For purposes of this Code of Ethics, actions that “could, if successful, result in rendering such financial statements materially misleading” include, but are not limited to, actions taken at any time with respect to the professional engagement period to fraudulently influence, coerce, manipulate, or mislead an auditor:

  • to issue a report on the Company’s financial statements that is not warranted in the circumstances (due to material violations of generally accepted accounting principles, generally accepted auditing standards, or other applicable standards);
  • not to perform audit, review or other procedures required by generally accepted auditing standards or other applicable professional standards;
  • not to withdraw an issued report; or
  • not to communicate matters to the Audit Committee.

The CEO, CFO, each financial manager and each employee shall promptly bring to the attention of the Chairman of the Audit Committee any information he or she may have concerning evidence of a material violation of the securities or other laws, rules or regulations applicable to the Company or its employees or agents, or any violation of this Code of Ethics.

The CEO, CFO, financial managers, and employees shall not, during the term of their employment with the Company, compete with the Company and may never let business dealings on behalf of the Company be influenced, or even appear to be influenced, by personal or family interests.
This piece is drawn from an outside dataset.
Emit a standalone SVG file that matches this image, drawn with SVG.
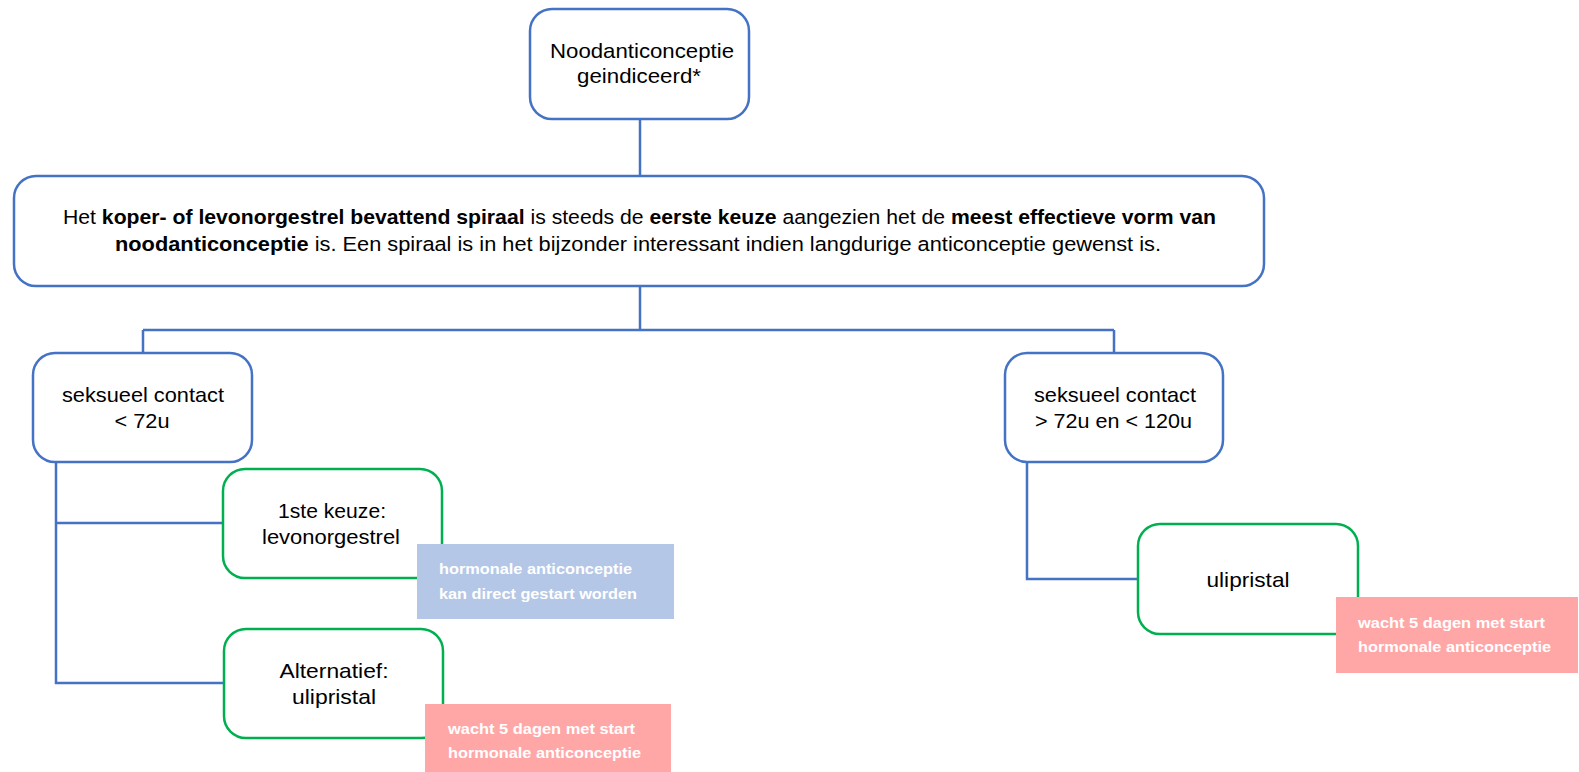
<svg xmlns="http://www.w3.org/2000/svg" width="1579" height="772" viewBox="0 0 1579 772">
<style>
.bn{fill:#fff;stroke:#4472c4;stroke-width:2.5}
.gn{fill:#fff;stroke:#00b050;stroke-width:2.5}
.t{font-family:"Liberation Sans",Arial,sans-serif;font-size:21px;fill:#000;text-anchor:middle}
.m{font-size:20.5px}
.b{font-weight:bold}
.nt{font-family:"Liberation Sans",Arial,sans-serif;font-size:15.5px;font-weight:bold;fill:#fff}
.c{fill:none;stroke:#4472c4;stroke-width:2.5}
</style>
<rect width="1579" height="772" fill="#fff"/>
<g id="connectors">
<path class="c" d="M640 119V176"/>
<path class="c" d="M640 286V330M143 330H1114M143 330V353M1114 330V353"/>
<path class="c" d="M56 462V683H224M56 523H223"/>
<path class="c" d="M1027 462V579H1138"/>
</g>
<g id="n-top">
<rect class="bn" x="530" y="9" width="219" height="110" rx="22"/>
<text class="t" x="642" y="58" textLength="184" lengthAdjust="spacingAndGlyphs">Noodanticonceptie</text>
<text class="t" x="639" y="83" textLength="124" lengthAdjust="spacingAndGlyphs">geindiceerd*</text>
</g>
<g id="n-main">
<rect class="bn" x="14" y="176" width="1250" height="110" rx="22"/>
<text class="t m" x="639.5" y="224" textLength="1153" lengthAdjust="spacingAndGlyphs">Het <tspan class="b">koper- of levonorgestrel bevattend spiraal</tspan> is steeds de <tspan class="b">eerste keuze</tspan> aangezien het de <tspan class="b">meest effectieve vorm van</tspan></text>
<text class="t m" x="638" y="251" textLength="1046" lengthAdjust="spacingAndGlyphs"><tspan class="b">noodanticonceptie</tspan>  is. Een spiraal is in het bijzonder interessant indien langdurige anticonceptie gewenst is.</text>
</g>
<g id="n-lt72">
<rect class="bn" x="33" y="353" width="219" height="109" rx="22"/>
<text class="t" x="143" y="402" textLength="162" lengthAdjust="spacingAndGlyphs">seksueel contact</text>
<text class="t" x="142" y="428" textLength="55" lengthAdjust="spacingAndGlyphs">&lt; 72u</text>
</g>
<g id="n-gt72">
<rect class="bn" x="1005" y="353" width="218" height="109" rx="22"/>
<text class="t" x="1115" y="402" textLength="162" lengthAdjust="spacingAndGlyphs">seksueel contact</text>
<text class="t" x="1113.5" y="428" textLength="157" lengthAdjust="spacingAndGlyphs">&gt; 72u en &lt; 120u</text>
</g>
<g id="n-levo">
<rect class="gn" x="223" y="469" width="219" height="109" rx="22"/>
<text class="t" x="332" y="518" textLength="108" lengthAdjust="spacingAndGlyphs">1ste keuze:</text>
<text class="t" x="331" y="544" textLength="138" lengthAdjust="spacingAndGlyphs">levonorgestrel</text>
</g>
<g id="note-levo">
<rect x="417" y="544" width="257" height="75" fill="#b4c7e7"/>
<text class="nt" x="439" y="574" textLength="193" lengthAdjust="spacingAndGlyphs">hormonale anticonceptie</text>
<text class="nt" x="439" y="599" textLength="198" lengthAdjust="spacingAndGlyphs">kan direct gestart worden</text>
</g>
<g id="n-alt">
<rect class="gn" x="224" y="629" width="219" height="109" rx="22"/>
<text class="t" x="334" y="678" textLength="109" lengthAdjust="spacingAndGlyphs">Alternatief:</text>
<text class="t" x="334" y="704" textLength="84" lengthAdjust="spacingAndGlyphs">ulipristal</text>
</g>
<g id="note-alt">
<rect x="425" y="704" width="246" height="68" fill="#ffa7a7"/>
<text class="nt" x="448" y="734" textLength="187" lengthAdjust="spacingAndGlyphs">wacht 5 dagen met start</text>
<text class="nt" x="448" y="758" textLength="193" lengthAdjust="spacingAndGlyphs">hormonale anticonceptie</text>
</g>
<g id="n-uli">
<rect class="gn" x="1138" y="524" width="220" height="110" rx="22"/>
<text class="t" x="1248" y="587" textLength="83" lengthAdjust="spacingAndGlyphs">ulipristal</text>
</g>
<g id="note-uli">
<rect x="1336" y="597" width="242" height="76" fill="#ffa7a7"/>
<text class="nt" x="1358" y="628" textLength="187" lengthAdjust="spacingAndGlyphs">wacht 5 dagen met start</text>
<text class="nt" x="1358" y="652" textLength="193" lengthAdjust="spacingAndGlyphs">hormonale anticonceptie</text>
</g>
</svg>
The CEO, CFO, financial managers and employees shall promptly bring to the attention of the Chairman of the Audit Committee any information he or she may have concerning any actual or apparent conflicts of interest between personal and professional relationships, involving any management or other employees who have a significant role in the Company’s financial reporting, disclosures or internal controls.

The Company is committed to complying with both the letter and the spirit of all applicable laws, rules, and regulations. The Company intends to prevent the occurrence of conduct not in compliance with this Code of Ethics and to halt any such conduct that may occur as soon as reasonably possible after its discovery. Allegations of non-compliance will be investigated whenever necessary and evaluated at the proper level(s). Those found to be in violation of this Code of Ethics, including failures to report potential violations by others, are subject to appropriate disciplinary action, up to and including termination of employment. Criminal misconduct may be referred to the appropriate legal authorities for prosecution.

The Company will strive to keep confidential the identity of anyone reporting a possible violation. To facilitate the fullest compliance possible, and encourage employees to ask questions when presented with potential violations, the Company will not tolerate retaliation against any employee asking questions or making a good faith report in an attempt to comply with this code. Open communication of issues and concerns by all employees without fear of retribution or retaliation is vital to the successful implementation of this Code. All employees are required to cooperate with the internal investigation of misconduct and unethical behavior.

Any waiver of this Code of Ethics may be made only by the Audit Committee and will be promptly disclosed as required pursuant to federal securities laws, regulations and applicable listing standards.